淮河水系共有58条支流,流域中有洪泽湖、高邮湖、宝应湖等五大湖泊,沿岸遍布湾地、洼地和沼泽。孙吴以此为跳板,进能问鼎中原,退能巩固长江,陈兵淮河流域,优势明显大于长江。能为孙吴政权赚取充足的战略纵深。
上图_ 《读史方舆纪要》是清朝初年顾祖禹所撰,中华书局2005年出版
明朝历史地理学家顾祖禹在《读史方舆纪要》中明确提出:南方政权“其时之盛衰,大约以淮南北之存亡为断。”这是对孙吴最好的注解。

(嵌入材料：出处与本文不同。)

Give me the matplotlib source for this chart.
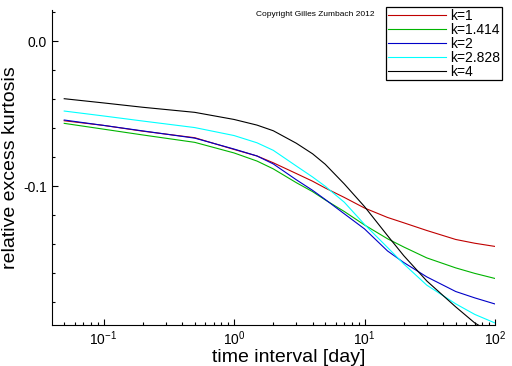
import numpy as np
import matplotlib
import matplotlib.pyplot as plt
from matplotlib.ticker import MultipleLocator, FixedLocator

matplotlib.use('Agg')
plt.rcParams['font.family'] = ['Liberation Sans', 'DejaVu Sans']

# time interval in days
t = [0.05, 0.1, 0.2, 0.5, 1, 1.5, 2, 3, 4, 5, 7, 10, 15, 20, 30, 50, 70, 100]

# relative excess kurtosis, one series per k
k1 = [-0.0548, -0.0580, -0.0620, -0.0665, -0.0746, -0.0791, -0.0838, -0.0912, -0.0965,
      -0.1012, -0.1077, -0.1150, -0.1215, -0.1252, -0.1305, -0.1367, -0.1393, -0.1415]
k1414 = [-0.0566, -0.0606, -0.0646, -0.0697, -0.0770, -0.0826, -0.0880, -0.0975, -0.1037,
         -0.1094, -0.1174, -0.1267, -0.1362, -0.1419, -0.1494, -0.1563, -0.1601, -0.1636]
k2 = [-0.0543, -0.0580, -0.0618, -0.0668, -0.0743, -0.0791, -0.0846, -0.0955, -0.1028,
      -0.1091, -0.1190, -0.1294, -0.1446, -0.1526, -0.1625, -0.1726, -0.1770, -0.1812]
k2828 = [-0.0481, -0.0515, -0.0550, -0.0595, -0.0650, -0.0700, -0.0752, -0.0860, -0.0936,
         -0.1000, -0.1110, -0.1263, -0.1422, -0.1536, -0.1682, -0.1811, -0.1884, -0.1943]
k4 = [-0.0396, -0.0425, -0.0455, -0.0490, -0.0539, -0.0578, -0.0617, -0.0703, -0.0776,
      -0.0848, -0.0984, -0.1140, -0.1340, -0.1479, -0.1653, -0.1832, -0.1943, -0.2025]

series = [k1, k1414, k2, k2828, k4]
labels = ['k=1', 'k=1.414', 'k=2', 'k=2.828', 'k=4']
colors = ['#c00000', '#00b400', '#0000c8', '#00ffff', '#000000']

fig = plt.figure(figsize=(5.12, 3.66), dpi=100)
ax = fig.add_axes([52 / 512, 1 - 325 / 366, (495 - 52) / 512, (325 - 10) / 366])

for y, lab, c in zip(series, labels, colors):
    ax.plot(t, y, color=c, lw=0.8, label=lab)

ax.set_xscale('log')
ax.set_xlim(0.0403, 100)
ax.set_ylim(-0.1957, 0.0216)

ax.yaxis.set_major_locator(FixedLocator([-0.1, 0.0]))
ax.yaxis.set_minor_locator(MultipleLocator(0.02))
ax.set_yticklabels(['-0.1', '0.0'])

ax.spines['top'].set_visible(False)
ax.spines['right'].set_visible(False)
ax.tick_params(which='both', direction='in', labelsize=10, width=0.8)
ax.tick_params(which='major', length=4.5)
ax.tick_params(which='minor', length=2.5)

ax.set_xlabel('time interval [day]', fontsize=14, labelpad=0)
ax.xaxis.set_label_coords(0.535, -0.075)
ax.set_ylabel('relative excess kurtosis', fontsize=14, labelpad=3)

fig.text(256 / 512, 1 - 15 / 366, 'Copyright Gilles Zumbach 2012', fontsize=6,
         ha='left', va='center')

leg = ax.legend(loc='upper right', bbox_to_anchor=(502 / 512, 1 - 7 / 366),
                bbox_transform=fig.transFigure, borderaxespad=0, fontsize=10,
                labelspacing=0.0, handlelength=4.2, handletextpad=0.3,
                borderpad=0.12, fancybox=False, framealpha=1, edgecolor='black')
leg.get_frame().set_linewidth(0.9)

fig.savefig('out.png', dpi=100)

作为江淮流域的中心城市,合肥的得失,关系到孙吴守淮战略的成败。曹魏显然意识到这一点,魏明帝曹容坦言:“先帝东置合肥,南守襄阳,西固祁山,贼来辄破之于三城之下。”可见,合肥和襄阳、祁山并列为曹魏三大战略重镇之一。曹魏和孙吴争夺合肥,无疑是服务于全局的战略措施。
顾祖禹总结:合肥“府为淮右襟喉,江南唇齿。自大江而北出,得合肥则可以西问陈、蔡,北向徐、寿,而争胜于中原;中原得合肥则扼江南之吭,而附其背矣……盖终吴之世曾不得淮南尺寸地,以合肥为魏守也。”一番话将提高了合肥的地位。
曹魏在江淮地区扎根合肥,牵制了孙吴的军力,为最终一统天下埋下了伏笔。纵观历史,合肥历来就是兵家必争之地,所发挥的作用非但没有削弱,反而与日俱增。